Hemos afirmado que la defensa del interés general no es un monopolio del Estado, aunque caracterice de forma singular la actuación del poder público, sino que es un esfuerzo compartido del Estado y del mercado, de la sociedad y de la Administración. La irrupción de novedades institucionales, que en ocasiones no consisten más que en trasplantar al derecho privado técnicas de supervisión y control nacidas en el campo del derecho público, como la gobernanza corporativa, el control del cumplimiento normativo, la regulación de la prevención del blanqueo de capitales o de la lucha contra el terrorismo, la transparencia o la responsabilidad social corporativa, ratifican que la regulación económica es un terreno compartido y que es necesaria la colaboración entre lo público y lo privado.
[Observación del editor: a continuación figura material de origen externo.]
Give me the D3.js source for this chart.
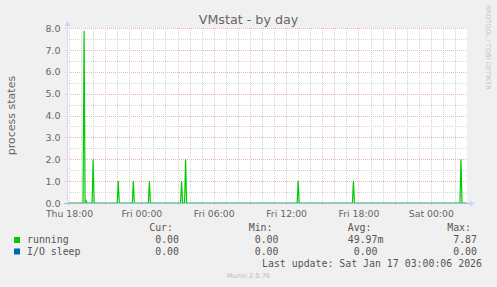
<!DOCTYPE html>
<html>
<head>
<meta charset="utf-8">
<script src="https://cdn.jsdelivr.net/npm/d3@7"></script>
<style>
    body { margin: 0; background: #f0f0f0; }
    svg { display: block; }
    text { fill: #666666; font-family: "DejaVu Sans", sans-serif; }
    .mono { font-family: "DejaVu Sans Mono", monospace; font-size: 9.9px; fill: #555555; }
</style>
</head>
<body>
<div id="container"></div>
<script>
"use strict";

const WIDTH = 497;
const HEIGHT = 287;

const PLOT_LEFT = 67;
const PLOT_RIGHT = 467;
const PLOT_TOP = 28;
const PLOT_BOTTOM = 203;

// graph window (local time), last update Sat Jan 17 03:00:06 2026
const START = new Date(2026, 0, 15, 17, 50);
const END = new Date(2026, 0, 17, 3, 0);

// samples of "running" that were not zero
const RUNNING_TIMES = [
    "2026-01-15 19:15", "2026-01-15 19:25", "2026-01-15 20:00", "2026-01-15 22:05",
    "2026-01-15 23:20", "2026-01-16 00:40", "2026-01-16 03:20", "2026-01-16 03:40",
    "2026-01-16 13:00", "2026-01-16 17:35", "2026-01-17 02:30"
];
const RUNNING_VALUES = [7.87, 0.1, 2.0, 1.0, 1.0, 1.0, 1.0, 2.0, 1.0, 1.0, 2.0];

const Y_TICKS = [0, 1, 2, 3, 4, 5, 6, 7, 8];

const LEGEND_NAMES = ["running", "I/O sleep"];
const LEGEND_COLORS = ["#00cc00", "#0066b3"];
const LEGEND_HEADERS = ["Cur:", "Min:", "Avg:", "Max:"];
const LEGEND_VALUES = [
    [["0.00", ""], ["0.00", ""], ["49.97", "m"], ["7.87", ""]],
    [["0.00", ""], ["0.00", ""], ["0.00", ""], ["0.00", ""]]
];
const LAST_UPDATE = "Last update: Sat Jan 17 03:00:06 2026";

const TIME_PARSE = d3.timeParse("%Y-%m-%d %H:%M");
const FIVE_MIN = 5 * 60 * 1000;

const SVG = d3.select("div#container").append("svg")
    .attr("width", WIDTH)
    .attr("height", HEIGHT);

const xScale = d3.scaleTime()
    .domain([START, END])
    .range([PLOT_LEFT, PLOT_RIGHT]);

const yScale = d3.scaleLinear()
    .domain([0, 8])
    .range([PLOT_BOTTOM, PLOT_TOP]);

drawCanvas();
drawGrid();
drawLine();
drawAxes();
drawTexts();
drawLegend();

function drawCanvas() {
    SVG.append("rect")
        .attr("width", WIDTH)
        .attr("height", HEIGHT)
        .attr("fill", "#f0f0f0");

    SVG.append("rect")
        .attr("x", PLOT_LEFT)
        .attr("y", PLOT_TOP)
        .attr("width", PLOT_RIGHT - PLOT_LEFT)
        .attr("height", PLOT_BOTTOM - PLOT_TOP)
        .attr("fill", "#ffffff");
}

function drawGrid() {
    const grid = SVG.append("g").attr("shape-rendering", "crispEdges");

    const hours = d3.timeHour.range(START, END);
    const minorX = hours.filter(d => d.getHours() % 3 !== 0);
    const majorX = hours.filter(d => d.getHours() % 3 === 0);

    const minorY = d3.range(0.5, 8, 1);

    grid.selectAll("line.minorx").data(minorX).join("line")
        .attr("x1", d => Math.round(xScale(d)) + 0.5)
        .attr("x2", d => Math.round(xScale(d)) + 0.5)
        .attr("y1", PLOT_TOP)
        .attr("y2", PLOT_BOTTOM)
        .attr("stroke", "#d4d4d4")
        .attr("stroke-dasharray", "1,1");

    grid.selectAll("line.minory").data(minorY).join("line")
        .attr("x1", PLOT_LEFT)
        .attr("x2", PLOT_RIGHT)
        .attr("y1", d => Math.round(yScale(d)) + 0.5)
        .attr("y2", d => Math.round(yScale(d)) + 0.5)
        .attr("stroke", "#d4d4d4")
        .attr("stroke-dasharray", "1,1");

    grid.selectAll("line.majorx").data(majorX).join("line")
        .attr("x1", d => Math.round(xScale(d)) + 0.5)
        .attr("x2", d => Math.round(xScale(d)) + 0.5)
        .attr("y1", PLOT_TOP)
        .attr("y2", PLOT_BOTTOM + 2)
        .attr("stroke", "#efc4c4")
        .attr("stroke-dasharray", "1,1");

    grid.selectAll("line.majory").data(Y_TICKS).join("line")
        .attr("x1", PLOT_LEFT - 2)
        .attr("x2", PLOT_RIGHT)
        .attr("y1", d => Math.round(yScale(d)) + 0.5)
        .attr("y2", d => Math.round(yScale(d)) + 0.5)
        .attr("stroke", "#ebb4b4")
        .attr("stroke-dasharray", "1,1");
}

function runningPoints() {
    let points = [{ date: START, value: 0 }];
    RUNNING_TIMES.forEach(function (t, i) {
        const date = TIME_PARSE(t);
        points.push({ date: new Date(date.getTime() - FIVE_MIN), value: 0 });
        points.push({ date: date, value: RUNNING_VALUES[i] });
        points.push({ date: new Date(date.getTime() + FIVE_MIN), value: 0 });
    });
    points.push({ date: END, value: 0 });
    return points.sort((a, b) => a.date - b.date);
}

function drawLine() {
    const line = d3.line()
        .x(d => xScale(d.date))
        .y(d => yScale(d.value));

    SVG.append("path")
        .attr("d", line(runningPoints()))
        .attr("fill", "none")
        .attr("stroke", LEGEND_COLORS[0])
        .attr("stroke-width", 1.2);
}

function drawAxes() {
    const axisColor = "#cfd6f8";

    SVG.append("line")
        .attr("x1", PLOT_LEFT - 3)
        .attr("x2", PLOT_RIGHT + 4)
        .attr("y1", PLOT_BOTTOM + 0.5)
        .attr("y2", PLOT_BOTTOM + 0.5)
        .attr("stroke", "#a8b4ec");

    SVG.append("line")
        .attr("x1", PLOT_LEFT + 0.5)
        .attr("x2", PLOT_LEFT + 0.5)
        .attr("y1", PLOT_BOTTOM + 3)
        .attr("y2", PLOT_TOP - 4)
        .attr("stroke", axisColor);

    SVG.append("path")
        .attr("d", `M${PLOT_LEFT + 0.5},${PLOT_TOP - 7} l3,5 l-6,0 z`)
        .attr("fill", axisColor);

    SVG.append("path")
        .attr("d", `M${PLOT_RIGHT + 8},${PLOT_BOTTOM + 0.5} l-5,-3 l0,6 z`)
        .attr("fill", axisColor);

    const xaxis = d3.axisBottom(xScale)
        .ticks(d3.timeHour.every(6))
        .tickFormat(d3.timeFormat("%a %H:%M"))
        .tickSize(0)
        .tickPadding(0);

    const gx = SVG.append("g")
        .attr("transform", `translate(0, ${PLOT_BOTTOM})`)
        .call(xaxis);
    gx.select(".domain").remove();
    gx.selectAll("text")
        .attr("y", 13.5)
        .attr("dy", null)
        .attr("fill", "#666666")
        .style("font-family", "DejaVu Sans")
        .style("font-size", "9.3px");

    const yaxis = d3.axisLeft(yScale)
        .tickValues(Y_TICKS)
        .tickFormat(d3.format(".1f"))
        .tickSize(0)
        .tickPadding(0);

    const gy = SVG.append("g")
        .attr("transform", `translate(${PLOT_LEFT - 6.5}, 0)`)
        .call(yaxis);
    gy.select(".domain").remove();
    gy.selectAll("text")
        .attr("dy", "0.34em")
        .attr("fill", "#666666")
        .style("font-family", "DejaVu Sans")
        .style("font-size", "9.5px");
}

function drawTexts() {
    SVG.append("text")
        .attr("x", 248.5)
        .attr("y", 23.5)
        .attr("text-anchor", "middle")
        .style("font-size", "12.7px")
        .text("VMstat - by day");

    SVG.append("text")
        .attr("transform", "translate(15, 115.5) rotate(-90)")
        .attr("text-anchor", "middle")
        .style("font-size", "11px")
        .text("process states");

    SVG.append("text")
        .attr("transform", "translate(485.5, 5) rotate(90)")
        .style("font-size", "6.6px")
        .style("fill", "#c4c4c4")
        .text("RRDTOOL / TOBI OETIKER");

    SVG.append("text")
        .attr("x", 248.5)
        .attr("y", 278)
        .attr("text-anchor", "middle")
        .style("font-size", "6.6px")
        .style("fill", "#bbbbbb")
        .text("Munin 2.0.76");
}

function drawLegend() {
    const valueEnds = [179, 278.5, 377.5, 477];
    const rowY = [243, 254.5];

    const legend = SVG.append("g");

    legend.selectAll("text.head").data(LEGEND_HEADERS).join("text")
        .attr("class", "mono")
        .attr("x", (d, i) => valueEnds[i] - 6)
        .attr("y", 231)
        .attr("text-anchor", "end")
        .text(d => d);

    LEGEND_NAMES.forEach(function (name, r) {
        legend.append("rect")
            .attr("x", 14)
            .attr("y", rowY[r] - 6)
            .attr("width", 6)
            .attr("height", 6)
            .attr("fill", LEGEND_COLORS[r]);

        legend.append("text")
            .attr("class", "mono")
            .attr("x", 27)
            .attr("y", rowY[r])
            .text(name);

        LEGEND_VALUES[r].forEach(function (v, c) {
            legend.append("text")
                .attr("class", "mono")
                .attr("x", valueEnds[c])
                .attr("y", rowY[r])
                .attr("text-anchor", "end")
                .text(v[0]);
            if (v[1]) {
                legend.append("text")
                    .attr("class", "mono")
                    .attr("x", valueEnds[c])
                    .attr("y", rowY[r])
                    .text(v[1]);
            }
        });
    });

    legend.append("text")
        .attr("class", "mono")
        .attr("x", 482)
        .attr("y", 266.5)
        .attr("text-anchor", "end")
        .text(LAST_UPDATE);
}
</script>
</body>
</html>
Importa decir, para terminar este epígrafe, que, para superar las crisis de nuestro tiempo a las que nos referíamos al principio de este capítulo, nadie duda que es imprescindible recuperar una ética social, pública y privada, deteriorada por los excesos que caracterizaron los momentos álgidos de la globalización económica. El asunto de la ética o de los valores es más propio de campos distintos al que ahora nos ocupa, sobre todo de la filosofía, de la cultura y de la educación, pero la regulación económica no puede perderlo de vista, si quiere cumplir correctamente su función. La defensa de la ética allí donde esta pueda hallarse amenazada o perdida es también un objetivo regulatorio. Una regulación económica que no esté orientada a la integridad sería incoherente y está destinada además al fracaso.

Cumplir las normas siempre ha sido, y debe seguir siendo, una señal de probidad, honorabilidad y reputación, personal, administrativa o comercial. No puede ser lo mismo delinquir que cumplir la ley, no lo es; no es lo mismo comprometerse con el interés general que perturbar la convivencia al servicio de tal o cual interés particular; no es lo mismo dedicarse al narcotráfico que al esfuerzo empresarial por innovar; no es lo mismo querer aniquilar el espíritu humano en un Gulag que ayudar a los enfermos y a los débiles, no es lo mismo trabajar para defender la libertad que trabajar para destruirla. Ni siquiera desde la perspectiva del “hombre malo” (the bad man), que usa Oliver Wendell Holmes Jr.16 para, entre otras cosas, iluminar la diferencia entre moral y Derecho. La ejemplaridad sigue teniendo un formidable valor.